Seguramente ha ocurrido en otras ocasiones, pero, que yo recuerde al menos, era la primera vez que asistía al sorteo de la lotería de Navidad con una amenaza de huelga de loteros. Luego, esas cosas quedan en nada, pero es una muestra más del estado de nacional-depresión en el que vivimos: escucho en las radios más comentarios pesimistas sobre la gente a la que no le toca la lotería --que, claro, son muchos más que aquellos a los que les toca-- que festivos sobre el champán vertido en público por los afortunados. La casi única tradición que seguimos cumpliendo de manera escrupulosa se ha visto este año oscurecida por las muchas aprensiones que nos anegan, y hemos dado en pensar que el sorteo celebrado este miércoles beneficia más al fisco que al ciudadano, sin caer en la cuenta de que el fisco es una parte de la ciudadanía. ¿O no?

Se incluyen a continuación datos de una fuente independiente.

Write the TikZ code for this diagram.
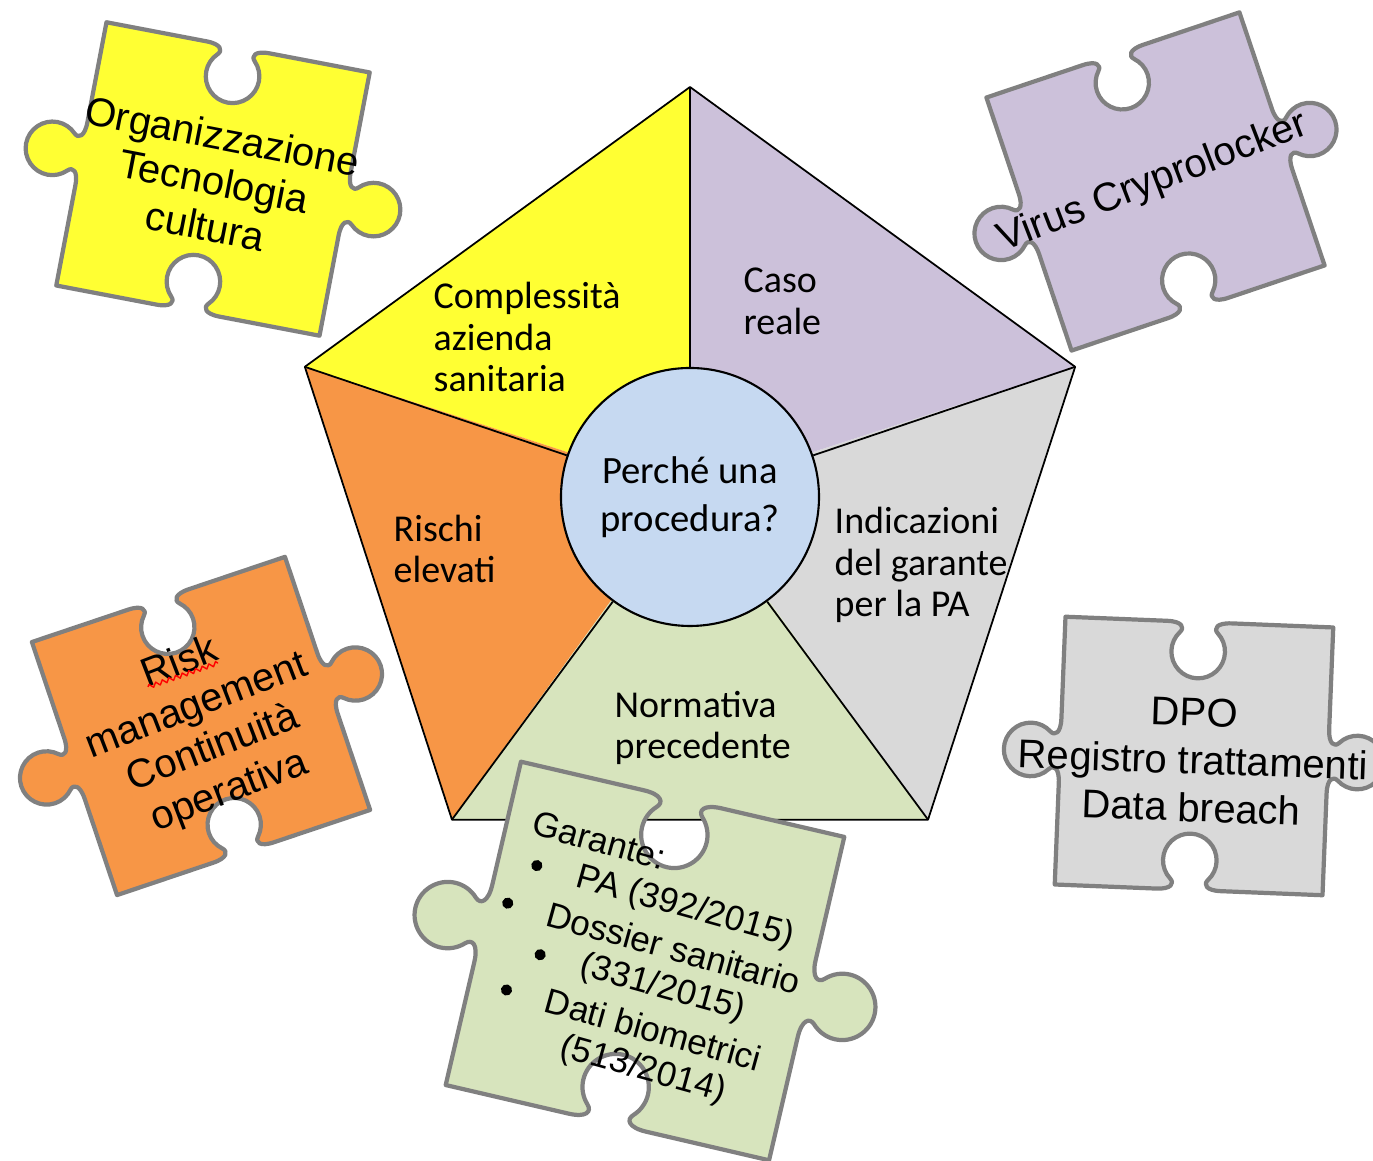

Fíjese usted que saco la impresión de que, en general, esta edición de las vísperas de Nochebuena, que se inauguran siempre oficiosamente con el canto de los niños de San Ildefonso, ha estado rodeada de un pesimismo aún mayor que el año pasado: nos habíamos creído, porque necesitábamos creerlo, el optimismo de Pedro Sánchez cuando, hace menos de un mes, nos venía a decir que la pandemia estaba superada --él también necesitaba creerlo, claro está-- y ahora la dura realidad nos habla de incremento vertiginoso de contagios gracias a una sexta ola con variedad sudafricana. Hasta vemos renacer al doctor Simón, a quien teníamos, laus Deo, ya olvidado. La mitad de nuestros padres de la patria están confinados, los contagios de muchos futbolistas hacen peligrar los partidos. Y todos conocemos a cinco o seis prójimos próximos afectados. Menos mal que la vacunación, la santa vacunación, ha reducido el número de muertes y de sufrimientos hospitalarios, pero eso no atenúa las aprensiones ante la más entrañable cena familiar. ¿A cuántos allegados admitimos en nuestra misma mesa? Es hoy la gran pregunta, junto a la consabida de ‘¿te ha tocado la lotería?’
Ni el clima político, ni el económico, ni el social ni, desde luego, el sanitario son precisamente de euforia lotera. Las autonomías se dividen ante las medidas restrictivas a adoptar para frenar al virus, y el aire huele a la naftalina de 2020 más que a la esperanza en el futuro representado por el 2022. El turismo de nuevo ha dejado de venir y las colas en las farmacias para conseguir un ‘test’ de antígenos han superado a las que había en doña Manolita para comprar un décimo. Mañana, en las reuniones con sobrinos y cuñados, nos ofrecerán un test cuando antes nos ofrecían una copa de cava y turrón.
Ya sé que este comentario está sonando algo pesimista. Y no, a mí tampoco me ha tocado la lotería este año -o sea, como los precedentes--. ¿Se me nota? Pues acabemos con una pincelada de optimismo: les deseo una muy feliz Navidad. Pese a todo, esa felicidad aún es posible, faltaría más.